A WAR on litter is to be declared by Rugby Borough Council (RBC).
The council is to step up its anti-littering measures to coincide with an expected rise in the use of parks and open spaces as lockdown eases.
It comes as a council crew spent over seven hours clearing more than a tonne of rubbish from under the Black Path footbridge – a litter hotspot which was previously fenced off as part of a development site.
The campaign, should it be approved, will include behaviour change measures, joining campaigns such as the Great British Spring Clean, new ways to report litter, and extra bin capacity placed in hot spots.
Last summer, RBC revealed it was collecting around ten tonnes of rubbish more per day than usual.

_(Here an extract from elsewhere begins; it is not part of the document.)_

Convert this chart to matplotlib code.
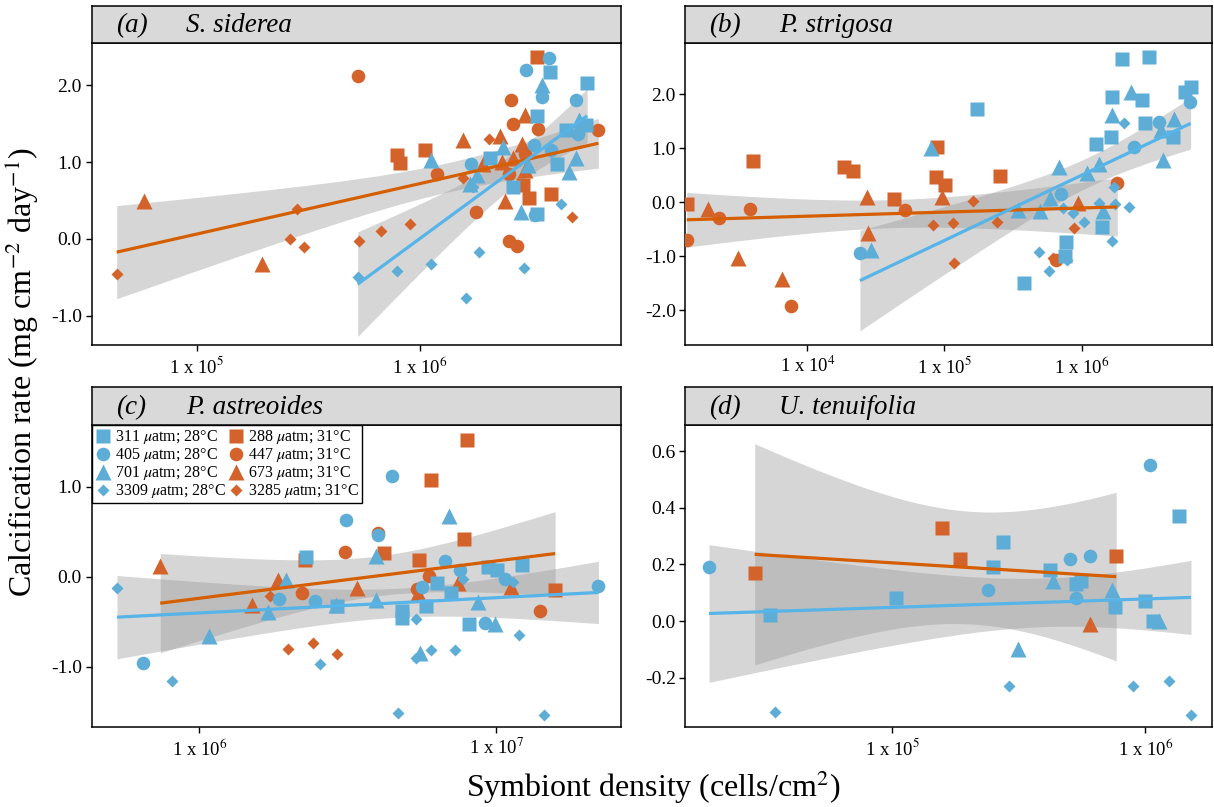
import math

import matplotlib
matplotlib.use("Agg")
import matplotlib.pyplot as plt
import numpy as np
from matplotlib.ticker import FixedLocator, FuncFormatter, NullLocator, FormatStrFormatter

plt.rcParams['font.family'] = ['Liberation Serif', 'DejaVu Serif']
plt.rcParams['mathtext.fontset'] = 'stix'
plt.rcParams['axes.unicode_minus'] = False

# symbiont density is stored as log10(cells/cm2), calcification in mg cm-2 day-1

# (a) S. siderea
ss_311_lx = [6.582, 6.749, 6.523, 6.654, 6.745, 6.313, 6.612, 6.415, 6.523]
ss_311_y = [2.17, 2.03, 1.60, 1.42, 1.48, 1.05, 0.97, 0.68, 0.32]
ss_405_lx = [6.579, 6.473, 6.545, 6.697, 6.709, 6.510, 6.589, 6.228, 6.514]
ss_405_y = [2.35, 2.20, 1.85, 1.81, 1.37, 1.22, 1.15, 0.97, 0.31]
ss_701_lx = [6.545, 6.049, 6.370, 6.254, 6.485, 6.699, 6.666, 6.452, 6.711, 6.224]
ss_701_y = [2.00, 1.02, 1.19, 0.83, 0.96, 1.05, 0.87, 0.35, 1.55, 0.72]
ss_3309_lx = [5.721, 5.899, 6.049, 6.204, 6.264, 6.465, 6.631, 6.239]
ss_3309_y = [-0.50, -0.42, -0.32, -0.77, -0.17, -0.38, 0.45, 0.68]
ss_288_lx = [6.523, 5.899, 5.910, 6.022, 6.462, 6.489, 6.589]
ss_288_y = [2.37, 1.09, 0.99, 1.16, 0.70, 0.53, 0.59]
ss_447_lx = [5.721, 6.408, 6.418, 6.527, 6.799, 6.075, 6.398, 6.251, 6.400, 6.433, 6.470]
ss_447_y = [2.12, 1.81, 1.49, 1.43, 1.42, 0.84, 0.85, 0.35, -0.03, -0.09, 1.11]
ss_673_lx = [4.765, 5.291, 6.191, 6.470, 6.358, 6.455, 6.283, 6.366, 6.415, 6.381, 6.470]
ss_673_y = [0.50, -0.32, 1.28, 1.61, 1.34, 1.23, 0.97, 1.00, 1.05, 0.50, 0.90]
ss_3285_lx = [4.642, 5.448, 5.418, 5.482, 5.727, 5.824, 5.955, 6.191, 6.309, 6.681]
ss_3285_y = [-0.45, 0.39, 0.00, -0.10, -0.03, 0.11, 0.20, 0.79, 1.30, 0.29]

# (b) P. strigosa
ps_311_lx = [6.295, 6.489, 5.239, 6.219, 6.436, 6.462, 6.216, 6.105, 6.667, 6.754, 6.793,
             6.145, 5.888, 5.875, 5.581]
ps_311_y = [2.65, 2.68, 1.72, 1.94, 1.89, 1.46, 1.20, 1.08, 1.20, 2.04, 2.14,
            -0.46, -0.74, -0.99, -1.50]
ps_405_lx = [6.786, 6.561, 6.383, 5.848, 4.384]
ps_405_y = [1.85, 1.49, 1.03, 0.15, -0.93]
ps_701_lx = [6.362, 6.219, 6.669, 6.581, 6.595, 6.126, 5.835, 6.039, 5.766, 5.536, 5.695,
             6.152, 4.901, 4.464]
ps_701_y = [2.03, 1.61, 1.54, 1.34, 0.79, 0.71, 0.66, 0.54, 0.07, -0.14, -0.17,
            -0.17, 1.00, -0.89]
ps_3309_lx = [6.311, 6.203, 6.238, 6.124, 6.243, 6.343, 5.862, 5.938, 6.013, 6.224, 5.687,
              5.761, 5.894]
ps_3309_y = [1.47, 1.23, 0.29, -0.02, -0.03, -0.09, -0.11, -0.20, -0.36, -0.71, -0.92,
             -1.27, -1.07]
ps_288_lx = [3.122, 3.608, 4.270, 4.331, 4.635, 4.945, 4.940, 5.006, 5.403]
ps_288_y = [-0.03, 0.77, 0.65, 0.57, 0.06, 1.02, 0.46, 0.32, 0.49]
ps_447_lx = [3.122, 3.357, 3.585, 3.884, 4.715, 6.259, 5.814]
ps_447_y = [-0.70, -0.30, -0.13, -1.92, -0.14, 0.36, -1.07]
ps_673_lx = [3.280, 3.497, 3.815, 4.432, 4.445, 4.980, 5.973]
ps_673_y = [-0.12, -1.04, -1.42, 0.10, -0.56, 0.10, -0.01]
ps_3285_lx = [4.913, 5.060, 5.068, 5.210, 5.385, 5.941, 5.793]
ps_3285_y = [-0.43, -0.38, -1.12, 0.03, -0.36, -0.48, -1.04]

# (c) P. astreoides
pa_311_lx = [6.360, 6.682, 6.682, 6.800, 6.848, 6.764, 6.910, 6.972, 7.004, 7.087, 6.463]
pa_311_y = [0.22, -0.38, -0.46, -0.07, -0.18, -0.32, -0.53, 0.11, 0.07, 0.13, -0.33]
pa_405_lx = [6.650, 6.494, 6.603, 6.828, 6.879, 7.030, 6.750, 6.269, 6.390, 6.961, 5.811, 7.345]
pa_405_y = [1.12, 0.63, 0.46, 0.17, 0.07, -0.03, -0.11, -0.25, -0.27, -0.51, -0.96, -0.10]
pa_701_lx = [6.842, 6.596, 6.292, 6.230, 6.460, 6.596, 6.938, 6.997, 6.033, 6.744]
pa_701_y = [0.67, 0.23, -0.04, -0.39, -0.31, -0.26, -0.28, -0.53, -0.66, -0.85]
pa_3309_lx = [5.722, 5.907, 6.407, 6.729, 6.729, 6.780, 6.862, 7.078, 7.056, 6.890, 6.671, 7.163]
pa_3309_y = [-0.13, -1.16, -0.97, -0.47, -0.90, -0.81, -0.81, -0.65, -0.06, -0.03, -1.51, -1.54]
pa_288_lx = [6.903, 6.780, 6.892, 6.623, 6.741, 6.356, 7.199]
pa_288_y = [1.52, 1.07, 0.42, 0.26, 0.19, 0.19, -0.15]
pa_447_lx = [6.601, 6.491, 6.774, 6.345, 6.733, 7.148]
pa_447_y = [0.49, 0.28, 0.01, -0.18, -0.14, -0.38]
pa_673_lx = [5.868, 6.266, 6.177, 6.531, 6.738, 6.870, 7.050]
pa_673_y = [0.12, -0.04, -0.31, -0.13, -0.18, -0.07, -0.11]
pa_3285_lx = [6.238, 6.300, 6.382, 6.463]
pa_3285_y = [-0.21, -0.80, -0.74, -0.86]

# (d) U. tenuifolia
ut_311_lx = [4.519, 5.017, 5.400, 5.438, 5.623, 5.727, 5.746, 5.882, 5.997, 6.029, 6.133]
ut_311_y = [0.02, 0.08, 0.19, 0.28, 0.18, 0.13, 0.14, 0.05, 0.07, 0.00, 0.37]
ut_405_lx = [4.278, 5.380, 5.703, 5.780, 5.725, 6.019]
ut_405_y = [0.19, 0.11, 0.22, 0.23, 0.08, 0.55]
ut_701_lx = [5.637, 5.867, 5.498, 6.053]
ut_701_y = [0.14, 0.11, -0.10, 0.00]
ut_3309_lx = [4.539, 5.462, 5.950, 6.093, 6.180]
ut_3309_y = [-0.32, -0.23, -0.23, -0.21, -0.33]
ut_288_lx = [4.458, 5.197, 5.268, 5.885]
ut_288_y = [0.17, 0.33, 0.22, 0.23]
ut_447_lx, ut_447_y = [], []
ut_673_lx = [5.782]
ut_673_y = [-0.01]
ut_3285_lx, ut_3285_y = [], []

labels_28 = [r'311 $\mu$atm; 28°C', r'405 $\mu$atm; 28°C', r'701 $\mu$atm; 28°C', r'3309 $\mu$atm; 28°C']
labels_31 = [r'288 $\mu$atm; 31°C', r'447 $\mu$atm; 31°C', r'673 $\mu$atm; 31°C', r'3285 $\mu$atm; 31°C']
markers = ['s', 'o', '^', 'D']
msizes = [9.5, 9.8, 11.5, 6.2]

BLUE_PT, ORANGE_PT = '#5EADD7', '#D3622B'
BLUE_LN, ORANGE_LN = '#56B4E9', '#D55E00'


def t975(df):
    t = np.linspace(0, 30, 300001)
    logc = math.lgamma((df + 1) / 2) - math.lgamma(df / 2) - 0.5 * math.log(df * math.pi)
    pdf = np.exp(logc) * (1 + t ** 2 / df) ** (-(df + 1) / 2)
    cdf = 0.5 + np.concatenate([[0], np.cumsum((pdf[1:] + pdf[:-1]) / 2 * np.diff(t))])
    return np.interp(0.975, cdf, t)


def lm_band(lx, y):
    lx = np.asarray(lx)
    y = np.asarray(y)
    n = len(lx)
    b, a = np.polyfit(lx, y, 1)
    xs = np.linspace(lx.min(), lx.max(), 100)
    yhat = a + b * xs
    s = np.sqrt(np.sum((y - (a + b * lx)) ** 2) / (n - 2))
    sxx = np.sum((lx - lx.mean()) ** 2)
    se = s * np.sqrt(1 / n + (xs - lx.mean()) ** 2 / sxx)
    t = t975(n - 2)
    return xs, yhat, yhat - t * se, yhat + t * se


W, H = 1214, 807
fig = plt.figure(figsize=(W / 100, H / 100), dpi=100)

panels = [
    dict(tag='(a)', name='S. siderea', px=(91.7, 620.7, 42.7, 345, 6),
         blue=[(ss_311_lx, ss_311_y), (ss_405_lx, ss_405_y), (ss_701_lx, ss_701_y), (ss_3309_lx, ss_3309_y)],
         orange=[(ss_288_lx, ss_288_y), (ss_447_lx, ss_447_y), (ss_673_lx, ss_673_y), (ss_3285_lx, ss_3285_y)],
         xlim=(4.530, 6.899), ylim=(-1.377, 2.55), xt=[5, 6], yt=[-1, 0, 1, 2]),
    dict(tag='(b)', name='P. strigosa', px=(685.5, 1212, 42.7, 345, 6),
         blue=[(ps_311_lx, ps_311_y), (ps_405_lx, ps_405_y), (ps_701_lx, ps_701_y), (ps_3309_lx, ps_3309_y)],
         orange=[(ps_288_lx, ps_288_y), (ps_447_lx, ps_447_y), (ps_673_lx, ps_673_y), (ps_3285_lx, ps_3285_y)],
         xlim=(3.113, 6.949), ylim=(-2.64, 2.95), xt=[4, 5, 6], yt=[-2, -1, 0, 1, 2]),
    dict(tag='(c)', name='P. astreoides', px=(91.7, 620.7, 425, 727, 387.3),
         blue=[(pa_311_lx, pa_311_y), (pa_405_lx, pa_405_y), (pa_701_lx, pa_701_y), (pa_3309_lx, pa_3309_y)],
         orange=[(pa_288_lx, pa_288_y), (pa_447_lx, pa_447_y), (pa_673_lx, pa_673_y), (pa_3285_lx, pa_3285_y)],
         xlim=(5.637, 7.42), ylim=(-1.67, 1.686), xt=[6, 7], yt=[-1, 0, 1]),
    dict(tag='(d)', name='U. tenuifolia', px=(685.5, 1212, 425, 727, 387.3),
         blue=[(ut_311_lx, ut_311_y), (ut_405_lx, ut_405_y), (ut_701_lx, ut_701_y), (ut_3309_lx, ut_3309_y)],
         orange=[(ut_288_lx, ut_288_y), (ut_447_lx, ut_447_y), (ut_673_lx, ut_673_y), (ut_3285_lx, ut_3285_y)],
         xlim=(4.185, 6.263), ylim=(-0.374, 0.692), xt=[5, 6], yt=[-0.2, 0.0, 0.2, 0.4, 0.6]),
]

legend_handles = []
for p in panels:
    x0, x1, ytop, ybot, stop = p['px']
    ax = fig.add_axes([x0 / W, 1 - ybot / H, (x1 - x0) / W, (ybot - ytop) / H])
    sax = fig.add_axes([x0 / W, 1 - ytop / H, (x1 - x0) / W, (ytop - stop) / H])

    handles = []
    for sets, col, labs in [(p['orange'], ORANGE_PT, labels_31), (p['blue'], BLUE_PT, labels_28)]:
        hs = []
        for (lx, y), m, ms, lab in zip(sets, markers, msizes, labs):
            h, = ax.plot(10 ** np.asarray(lx, dtype=float), y, ls='none', marker=m, ms=ms,
                         mfc=col, mec='none', label=lab, zorder=3)
            hs.append(h)
        handles.append(hs)
    if p['tag'] == '(c)':
        legend_handles = handles[1] + handles[0]

    for sets, col in [(p['orange'], ORANGE_LN), (p['blue'], BLUE_LN)]:
        lx = np.concatenate([np.asarray(s[0], dtype=float) for s in sets])
        y = np.concatenate([np.asarray(s[1], dtype=float) for s in sets])
        xs, yhat, lo, hi = lm_band(lx, y)
        ax.fill_between(10 ** xs, lo, hi, color='#999999', alpha=0.4, lw=0, zorder=2)
        ax.plot(10 ** xs, yhat, color=col, lw=2.3, zorder=4, solid_capstyle='butt')

    ax.set_xscale('log')
    ax.set_xlim(10 ** p['xlim'][0], 10 ** p['xlim'][1])
    ax.set_ylim(*p['ylim'])
    ax.xaxis.set_major_locator(FixedLocator([10.0 ** e for e in p['xt']]))
    ax.xaxis.set_minor_locator(NullLocator())
    ax.xaxis.set_major_formatter(FuncFormatter(lambda v, pos: r'1 x 10$^{%d}$' % round(math.log10(v))))
    ax.yaxis.set_major_locator(FixedLocator(p['yt']))
    ax.yaxis.set_major_formatter(FormatStrFormatter('%.1f'))
    ax.tick_params(direction='out', length=4, width=1, labelsize=14, pad=3, colors='black')
    ax.tick_params(axis='x', labelsize=13.5, pad=4)
    for sp in ax.spines.values():
        sp.set_linewidth(1.1)

    sax.set_facecolor('#D9D9D9')
    sax.set_xticks([])
    sax.set_yticks([])
    for sp in sax.spines.values():
        sp.set_linewidth(1.1)
    wpx = x1 - x0
    sax.text(24 / wpx, 0.47, p['tag'], transform=sax.transAxes, style='italic', fontsize=19.5, va='center')
    sax.text(94 / wpx, 0.47, p['name'], transform=sax.transAxes, style='italic', fontsize=19.5, va='center')

    if p['tag'] == '(c)':
        leg = ax.legend(handles=legend_handles, ncol=2, loc='upper left', bbox_to_anchor=(0, 1),
                        borderaxespad=0, fontsize=11.5, frameon=True, fancybox=False,
                        edgecolor='black', framealpha=1, borderpad=0.2, labelspacing=0.0,
                        handlelength=1.0, handletextpad=0.25, columnspacing=0.15)
        leg.get_frame().set_linewidth(1.0)
        leg.set_zorder(6)

fig.text(22 / W, 1 - 372 / H, 'Calcification rate (mg cm$^{-2}$ day$^{-1}$)', rotation=90,
         fontsize=23, ha='center', va='center')
fig.text(653 / W, 1 - 787 / H, 'Symbiont density (cells/cm$^{2}$)', fontsize=23,
         ha='center', va='center')

fig.savefig('out.png', dpi=100)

In response, it launched the popular ‘don’t be a tosser’ campaign, placing signage in areas with increased littering – a campaign which has subsequently been cited as a best practice example for other local authorities to follow.
If new measures are approved, the council will use behavioural science research to pilot new measures aimed at changing residents’ behaviour towards littering.
The council will also offer renewed support to volunteers, including providing an approved volunteering programme for young people taking part in the Duke of Edinburgh Award Scheme.
RBC leader Coun Seb Lowe, Leader of Rugby Borough Council, said: “Over the last year we have seen use of our parks and open spaces increase dramatically, and it is pleasing to see these spaces being used and enjoyed by so many residents.
“The best way to address litter is for every resident to take their litter home, and we will focus on preventive measures that will help influence residents to do the right thing.
“There is a good community spirit in Rugby with many people willing to use their own time to keep areas close to them clean and tidy. We have had a number of enquiries from young people wanting to litter pick as part of their Duke of Edinburgh Award, and I am pleased that we are able to support them with equipment and by assessing their achievements.
“Where litter does accumulate, however, we want to make sure that it is easy for residents to report so that crews can clear hot spots quickly. And, with extra bins in more popular spaces, there really will be no excuses so we will review our enforcement powers as well.
“Most of our residents recognise that there is no excuse for litter or flytipping. The minority of residents who are responsible need to know that neither we nor their community will stand for it and together we will take action.”
The measures will be considered at a meeting of RBC’s Cabinet, due to take place on Monday (March 29). If approved, their implementation will be overseen by councillors on the litter and fly tipping working group.